Une famille qui découvre la Jordanie et le Monde. Suivez notre blog sur la Jordanie : nature, voyage, culture et rencontres sont tout ce qu'on aime !

5 Comments

François · 26 octobre 2018 at 19:31

Bonjour,
Décidément je vous lis beaucoup ces temps ci !
Bel article bien documenté qui sent le vécu
Une question reste en suspens …… qu’avez vous fait suite à la piqure du scorpion ?
Bonne soirée
François

    familyinjordan · 26 octobre 2018 at 19:45

    On a immédiatement fouillé le camp, pour le retrouver et l’identifier. Il m’a piqué de nuit, et je me doutais que sa taille était réduite car j’ai peu senti son poids sur ma main au moment de la piqure.
    Après l’avoir retrouvé caché sous mon tapis de rando, je l’ai pris en photo…et tué. On a ensuite guetté, éveillés bien sûr, les conséquences de la piqûre dont on pressentait qu’elle ne serait pas trop grave, car seule une espèce est mortelle içi, et elle est assez reconnaissable. En se tenant prêt à lever le camp pour aller voir le bédouin avec qui j’avais discuté durant l’après midi, voire au village le plus proche…
    Après une première phase de doute (sentir le venin dans la main, puis un peu moins dans le bras, puis encore un peu moins dans le tronc), on a compris que ce ne serait pas trop grave et qu’il n’y aurait pas de choc anaphylactique.
    Mais les 3 leçons qu’on en tire sont : 1 ne plus bivouaquer par terre, même sur des matelas doublés d’une natte de 4MX5M , 2 acheter des minis lits de camp (on en trouve à une quarantaine d’euros, et 3 renforcer la dose d’anti-histaminiques dans notre pharmacie (on précise que les enfants, eux, dorment toujours dans la voiture ! 🙂 )

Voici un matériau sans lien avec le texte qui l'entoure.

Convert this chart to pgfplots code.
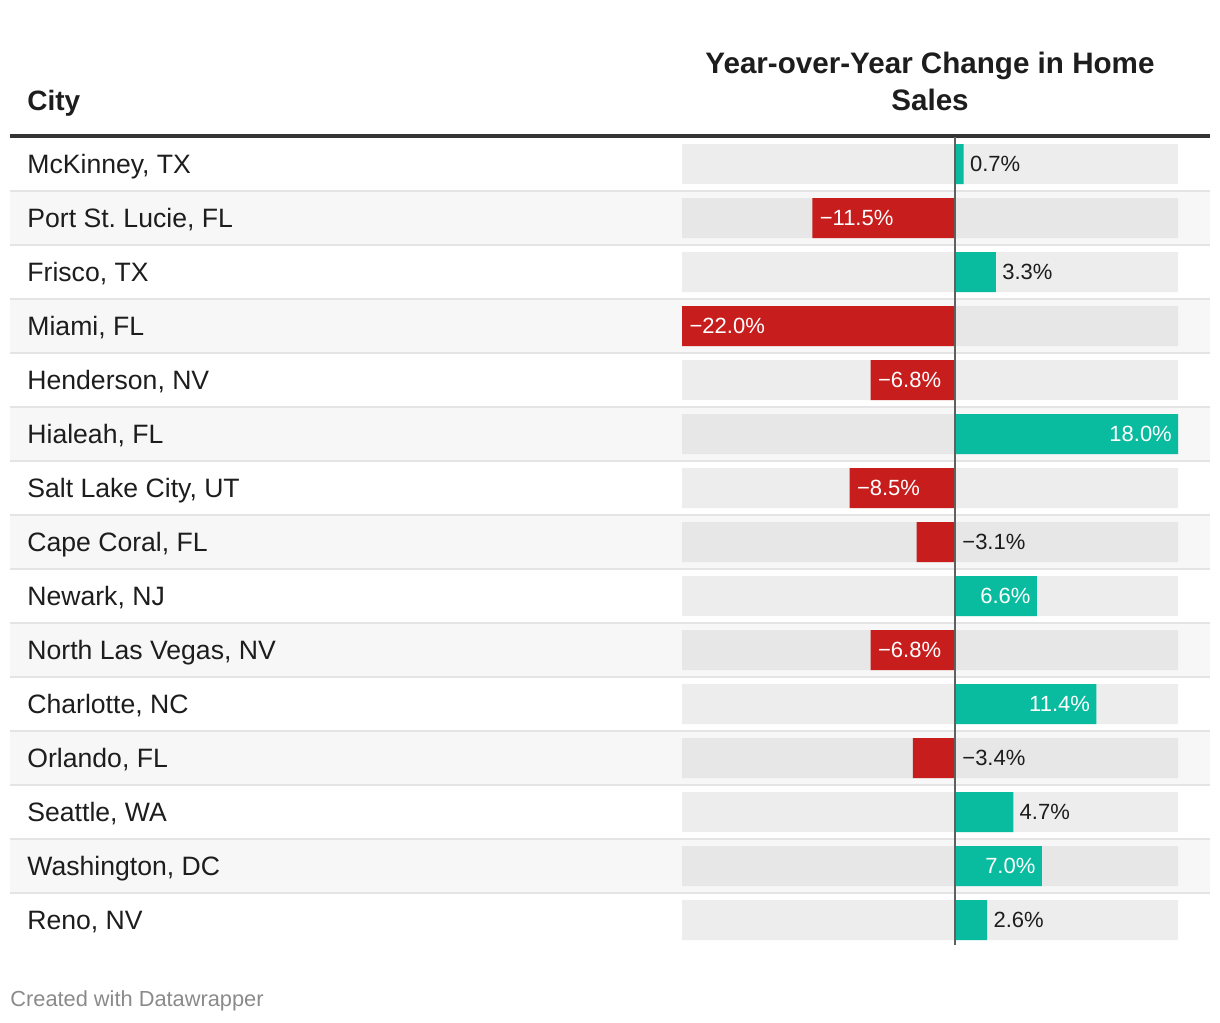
\documentclass[border=0pt]{standalone}
\usepackage{fontspec}
\setmainfont{Liberation Sans}
\usepackage{pgfplots}
\pgfplotsset{compat=1.18}
\frenchspacing

\definecolor{dwred}{HTML}{C71E1D}
\definecolor{dwteal}{HTML}{09BB9F}
\definecolor{txt}{HTML}{1D1D1D}
\definecolor{rowbg}{HTML}{F7F7F7}
\definecolor{bgodd}{HTML}{EDEDED}
\definecolor{bgeven}{HTML}{E7E7E7}
\definecolor{sepline}{HTML}{E4E4E4}
\definecolor{zeroline}{HTML}{606060}
\definecolor{rule}{HTML}{333333}
\definecolor{foot}{HTML}{8A8A8A}

\begin{document}
\begin{tikzpicture}
\begin{axis}[
  width=610pt, height=511pt, scale only axis,
  xmin=-77.016, xmax=21.371,
  ymin=-2.037, ymax=16.889, y dir=reverse,
  axis on top,
  axis line style={draw=none},
  tick style={draw=none},
  major tick length=0pt,
  xtick=\empty,
  ytick={1,...,15},
  yticklabels={{McKinney, TX},{Port St.\ Lucie, FL},{Frisco, TX},{Miami, FL},
    {Henderson, NV},{Hialeah, FL},{Salt Lake City, UT},{Cape Coral, FL},
    {Newark, NJ},{North Las Vegas, NV},{Charlotte, NC},{Orlando, FL},
    {Seattle, WA},{Washington, DC},{Reno, NV}},
  yticklabel style={anchor=base west, inner sep=0pt, xshift=13.5pt, yshift=-4.8pt,
    text=txt, font=\fontsize{13.3}{16}\selectfont},
  clip=false,
]
% striped rows
\pgfplotsinvokeforeach{2,4,...,14}{
  \fill[rowbg] (axis cs:-76.21,#1) ++(0pt,13.5pt) rectangle ++(600pt,-27pt);
}
\pgfplotsinvokeforeach{1.5,2.5,...,14.5}{
  \draw[sepline, line width=0.8pt] (axis cs:-76.21,#1) -- (axis cs:20.56,#1);
}
\draw[rule, line width=1.75pt] (axis cs:-76.21,0.4815) -- (axis cs:20.56,0.4815);

% bar backgrounds (full range -22 .. 18)
\addplot[xbar, bar width=20pt, bar shift=0pt, draw=none, fill=bgodd] coordinates {
  (-22,1) (-22,3) (-22,5) (-22,7) (-22,9) (-22,11) (-22,13) (-22,15)
  (18,1) (18,3) (18,5) (18,7) (18,9) (18,11) (18,13) (18,15)};
\addplot[xbar, bar width=20pt, bar shift=0pt, draw=none, fill=bgeven] coordinates {
  (-22,2) (-22,4) (-22,6) (-22,8) (-22,10) (-22,12) (-22,14)
  (18,2) (18,4) (18,6) (18,8) (18,10) (18,12) (18,14)};

% values
\addplot[xbar, bar width=20pt, bar shift=0pt, draw=none, fill=dwteal] coordinates {
  (0.7,1) (3.3,3) (18.0,6) (6.6,9) (11.4,11) (4.7,13) (7.0,14) (2.6,15)};
\addplot[xbar, bar width=20pt, bar shift=0pt, draw=none, fill=dwred] coordinates {
  (-11.5,2) (-22.0,4) (-6.8,5) (-8.5,7) (-3.1,8) (-6.8,10) (-3.4,12)};

\draw[zeroline, line width=0.8pt] (axis cs:0,0.5) -- (axis cs:0,15.46);

% labels
\addplot[draw=none, mark=none, nodes near coords, point meta=explicit symbolic,
  every node near coord/.append style={anchor=base west, xshift=3pt, yshift=-3.9pt,
    inner sep=0pt, text=txt, font=\fontsize{11}{13}\selectfont}] coordinates {
  (0.7,1) [0.7\%] (3.3,3) [3.3\%] (4.7,13) [4.7\%] (2.6,15) [2.6\%]};
\addplot[draw=none, mark=none, nodes near coords, point meta=explicit symbolic,
  every node near coord/.append style={anchor=base east, xshift=-3pt, yshift=-3.9pt,
    inner sep=0pt, text=white, font=\fontsize{11}{13}\selectfont}] coordinates {
  (18.0,6) [18.0\%] (6.6,9) [6.6\%] (11.4,11) [11.4\%] (7.0,14) [7.0\%]};
\addplot[draw=none, mark=none, nodes near coords, point meta=explicit symbolic,
  every node near coord/.append style={anchor=base west, xshift=3.5pt, yshift=-3.9pt,
    inner sep=0pt, text=white, font=\fontsize{11}{13}\selectfont}] coordinates {
  (-11.5,2) [−11.5\%] (-22.0,4) [−22.0\%] (-6.8,5) [−6.8\%] (-8.5,7) [−8.5\%]
  (-6.8,10) [−6.8\%]};
\addplot[draw=none, mark=none, nodes near coords, point meta=explicit symbolic,
  every node near coord/.append style={anchor=base west, xshift=3.5pt, yshift=-3.9pt,
    inner sep=0pt, text=txt, font=\fontsize{11}{13}\selectfont}] coordinates {
  (0,8) [−3.1\%] (0,12) [−3.4\%]};

% header and footer
\node[anchor=base west, inner sep=0pt, text=txt, font=\bfseries\fontsize{14}{16}\selectfont]
  at (axis cs:-74.84,0) {City};
\node[anchor=base, inner sep=0pt, text=txt, font=\bfseries\fontsize{14.8}{16}\selectfont]
  at (axis cs:-2.016,-0.685) {Year-over-Year Change in Home};
\node[anchor=base, inner sep=0pt, text=txt, font=\bfseries\fontsize{14.8}{16}\selectfont]
  at (axis cs:-2.016,0) {Sales};
\node[anchor=base west, inner sep=0pt, text=foot, font=\fontsize{10.9}{13}\selectfont]
  at (axis cs:-76.21,16.593) {Created with Datawrapper};
\end{axis}
\pgfresetboundingbox
\path (current axis.south west) rectangle (current axis.north east);
\end{tikzpicture}
\end{document}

    Renseignement pris, un français qui a passé 30 ans dans le désert n’a connu que 4 cas de piqûres de scorpions. On a donc peut être joué le joker piqûre pour un bout de temps, mais bon…:-)

      François · 26 octobre 2018 at 21:15

      ……. moi qui m’imaginais le couteau qui entaille la peau au droit de la piqure, la séance d’aspiration et puis les fièvres et le délire pour se réveiller dans la tente d’Ali Ibn Kharish 😉
      Non je plaisante, mais j’ai bien noté : ne pas dormir au sol + avoir un anti-histaminique avec soit dans la pharmacie de marche.